## SHORT TASK
All of the data that follows should be retyped exactly, please, except the pictures.

## DATA PROVIDED
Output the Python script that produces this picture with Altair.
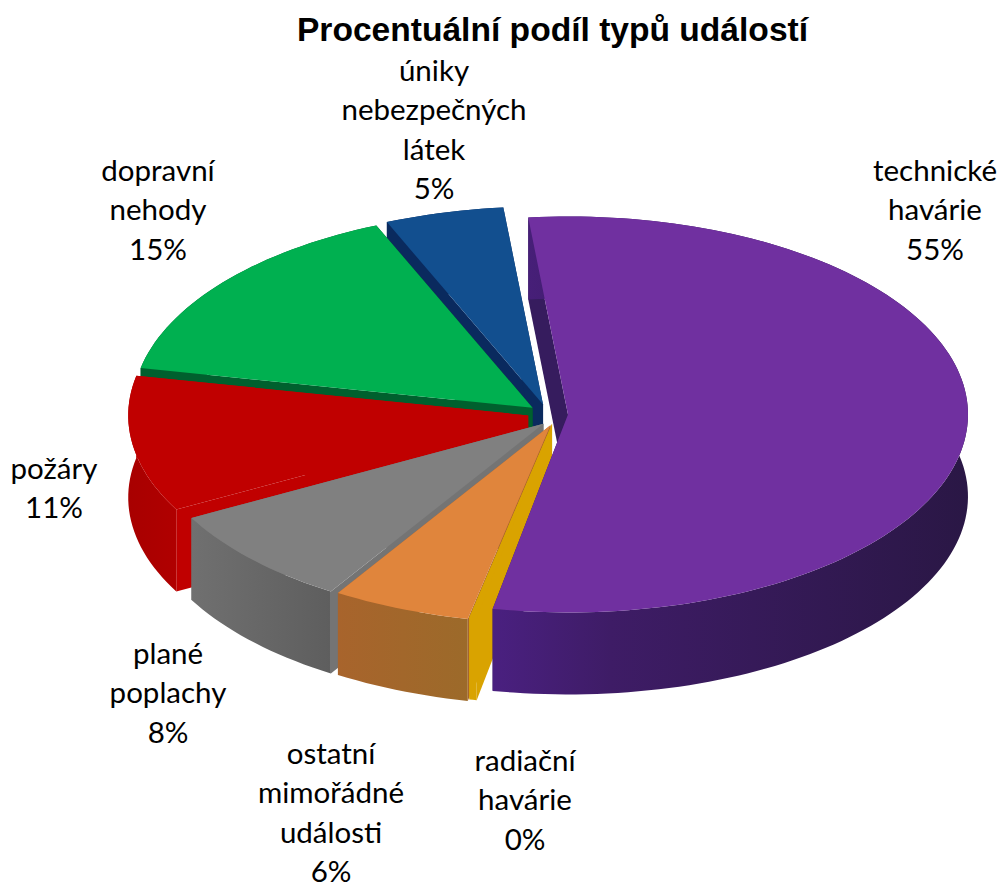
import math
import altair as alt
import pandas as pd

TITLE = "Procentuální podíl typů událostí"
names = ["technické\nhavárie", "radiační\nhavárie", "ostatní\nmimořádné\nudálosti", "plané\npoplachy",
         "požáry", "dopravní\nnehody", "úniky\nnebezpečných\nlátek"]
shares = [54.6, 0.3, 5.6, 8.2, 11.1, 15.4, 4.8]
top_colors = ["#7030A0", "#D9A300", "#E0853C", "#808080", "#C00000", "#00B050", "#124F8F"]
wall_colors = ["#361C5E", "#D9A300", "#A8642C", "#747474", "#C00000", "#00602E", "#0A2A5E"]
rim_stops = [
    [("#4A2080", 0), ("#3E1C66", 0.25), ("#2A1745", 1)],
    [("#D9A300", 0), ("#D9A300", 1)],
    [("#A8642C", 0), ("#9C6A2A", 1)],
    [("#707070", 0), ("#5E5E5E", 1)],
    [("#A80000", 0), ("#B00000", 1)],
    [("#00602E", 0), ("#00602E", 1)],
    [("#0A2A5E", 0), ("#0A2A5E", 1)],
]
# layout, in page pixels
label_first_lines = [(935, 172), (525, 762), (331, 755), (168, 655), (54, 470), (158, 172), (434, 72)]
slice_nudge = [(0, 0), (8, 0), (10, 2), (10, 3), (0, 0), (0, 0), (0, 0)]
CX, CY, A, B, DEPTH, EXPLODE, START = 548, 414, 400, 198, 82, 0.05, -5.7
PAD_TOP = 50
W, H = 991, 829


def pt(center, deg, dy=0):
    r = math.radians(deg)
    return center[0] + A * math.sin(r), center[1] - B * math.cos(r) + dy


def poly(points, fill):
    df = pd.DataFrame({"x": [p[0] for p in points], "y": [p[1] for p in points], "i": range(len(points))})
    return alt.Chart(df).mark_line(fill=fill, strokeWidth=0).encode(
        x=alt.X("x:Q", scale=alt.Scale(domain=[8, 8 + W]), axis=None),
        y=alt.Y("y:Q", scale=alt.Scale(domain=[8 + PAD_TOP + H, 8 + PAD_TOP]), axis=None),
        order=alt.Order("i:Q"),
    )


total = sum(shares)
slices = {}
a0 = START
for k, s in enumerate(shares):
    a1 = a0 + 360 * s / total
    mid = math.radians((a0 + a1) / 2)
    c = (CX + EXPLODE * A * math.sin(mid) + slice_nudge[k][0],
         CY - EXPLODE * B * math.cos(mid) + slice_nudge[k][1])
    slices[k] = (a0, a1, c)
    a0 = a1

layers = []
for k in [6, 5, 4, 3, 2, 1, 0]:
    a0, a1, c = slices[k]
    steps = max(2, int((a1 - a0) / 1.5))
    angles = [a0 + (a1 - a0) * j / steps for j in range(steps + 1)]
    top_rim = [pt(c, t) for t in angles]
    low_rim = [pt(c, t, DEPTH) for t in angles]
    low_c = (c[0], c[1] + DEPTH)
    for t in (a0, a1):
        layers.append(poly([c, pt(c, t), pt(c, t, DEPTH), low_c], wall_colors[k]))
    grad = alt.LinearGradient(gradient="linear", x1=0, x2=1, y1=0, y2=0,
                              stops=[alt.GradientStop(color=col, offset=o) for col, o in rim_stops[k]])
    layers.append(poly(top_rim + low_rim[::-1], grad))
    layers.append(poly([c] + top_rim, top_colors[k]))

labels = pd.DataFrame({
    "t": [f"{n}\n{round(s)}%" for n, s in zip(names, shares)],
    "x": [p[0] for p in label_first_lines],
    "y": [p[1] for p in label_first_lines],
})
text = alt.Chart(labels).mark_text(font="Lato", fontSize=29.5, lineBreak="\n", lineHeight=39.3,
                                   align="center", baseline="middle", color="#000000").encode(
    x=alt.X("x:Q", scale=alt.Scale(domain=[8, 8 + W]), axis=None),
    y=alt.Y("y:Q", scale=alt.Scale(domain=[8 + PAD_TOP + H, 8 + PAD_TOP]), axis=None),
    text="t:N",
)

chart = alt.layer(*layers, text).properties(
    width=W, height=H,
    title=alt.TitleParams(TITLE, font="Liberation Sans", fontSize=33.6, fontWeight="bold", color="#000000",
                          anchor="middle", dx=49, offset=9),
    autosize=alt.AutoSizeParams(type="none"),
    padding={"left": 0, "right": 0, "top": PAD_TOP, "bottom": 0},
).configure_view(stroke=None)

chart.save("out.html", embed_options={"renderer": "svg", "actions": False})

## EXERCISE ANSWER
Output the Python script that produces this picture with Altair.
import math
import altair as alt
import pandas as pd

TITLE = "Procentuální podíl typů událostí"
names = ["technické\nhavárie", "radiační\nhavárie", "ostatní\nmimořádné\nudálosti", "plané\npoplachy",
         "požáry", "dopravní\nnehody", "úniky\nnebezpečných\nlátek"]
shares = [54.6, 0.3, 5.6, 8.2, 11.1, 15.4, 4.8]
top_colors = ["#7030A0", "#D9A300", "#E0853C", "#808080", "#C00000", "#00B050", "#124F8F"]
wall_colors = ["#361C5E", "#D9A300", "#A8642C", "#747474", "#C00000", "#00602E", "#0A2A5E"]
rim_stops = [
    [("#4A2080", 0), ("#3E1C66", 0.25), ("#2A1745", 1)],
    [("#D9A300", 0), ("#D9A300", 1)],
    [("#A8642C", 0), ("#9C6A2A", 1)],
    [("#707070", 0), ("#5E5E5E", 1)],
    [("#A80000", 0), ("#B00000", 1)],
    [("#00602E", 0), ("#00602E", 1)],
    [("#0A2A5E", 0), ("#0A2A5E", 1)],
]
# layout, in page pixels
label_first_lines = [(935, 172), (525, 762), (331, 755), (168, 655), (54, 470), (158, 172), (434, 72)]
slice_nudge = [(0, 0), (8, 0), (10, 2), (10, 3), (0, 0), (0, 0), (0, 0)]
CX, CY, A, B, DEPTH, EXPLODE, START = 548, 414, 400, 198, 82, 0.05, -5.7
PAD_TOP = 50
W, H = 991, 829


def pt(center, deg, dy=0):
    r = math.radians(deg)
    return center[0] + A * math.sin(r), center[1] - B * math.cos(r) + dy


def poly(points, fill):
    df = pd.DataFrame({"x": [p[0] for p in points], "y": [p[1] for p in points], "i": range(len(points))})
    return alt.Chart(df).mark_line(fill=fill, strokeWidth=0).encode(
        x=alt.X("x:Q", scale=alt.Scale(domain=[8, 8 + W]), axis=None),
        y=alt.Y("y:Q", scale=alt.Scale(domain=[8 + PAD_TOP + H, 8 + PAD_TOP]), axis=None),
        order=alt.Order("i:Q"),
    )


total = sum(shares)
slices = {}
a0 = START
for k, s in enumerate(shares):
    a1 = a0 + 360 * s / total
    mid = math.radians((a0 + a1) / 2)
    c = (CX + EXPLODE * A * math.sin(mid) + slice_nudge[k][0],
         CY - EXPLODE * B * math.cos(mid) + slice_nudge[k][1])
    slices[k] = (a0, a1, c)
    a0 = a1

layers = []
for k in [6, 5, 4, 3, 2, 1, 0]:
    a0, a1, c = slices[k]
    steps = max(2, int((a1 - a0) / 1.5))
    angles = [a0 + (a1 - a0) * j / steps for j in range(steps + 1)]
    top_rim = [pt(c, t) for t in angles]
    low_rim = [pt(c, t, DEPTH) for t in angles]
    low_c = (c[0], c[1] + DEPTH)
    for t in (a0, a1):
        layers.append(poly([c, pt(c, t), pt(c, t, DEPTH), low_c], wall_colors[k]))
    grad = alt.LinearGradient(gradient="linear", x1=0, x2=1, y1=0, y2=0,
                              stops=[alt.GradientStop(color=col, offset=o) for col, o in rim_stops[k]])
    layers.append(poly(top_rim + low_rim[::-1], grad))
    layers.append(poly([c] + top_rim, top_colors[k]))

labels = pd.DataFrame({
    "t": [f"{n}\n{round(s)}%" for n, s in zip(names, shares)],
    "x": [p[0] for p in label_first_lines],
    "y": [p[1] for p in label_first_lines],
})
text = alt.Chart(labels).mark_text(font="Lato", fontSize=29.5, lineBreak="\n", lineHeight=39.3,
                                   align="center", baseline="middle", color="#000000").encode(
    x=alt.X("x:Q", scale=alt.Scale(domain=[8, 8 + W]), axis=None),
    y=alt.Y("y:Q", scale=alt.Scale(domain=[8 + PAD_TOP + H, 8 + PAD_TOP]), axis=None),
    text="t:N",
)

chart = alt.layer(*layers, text).properties(
    width=W, height=H,
    title=alt.TitleParams(TITLE, font="Liberation Sans", fontSize=33.6, fontWeight="bold", color="#000000",
                          anchor="middle", dx=49, offset=9),
    autosize=alt.AutoSizeParams(type="none"),
    padding={"left": 0, "right": 0, "top": PAD_TOP, "bottom": 0},
).configure_view(stroke=None)

chart.save("out.html", embed_options={"renderer": "svg", "actions": False})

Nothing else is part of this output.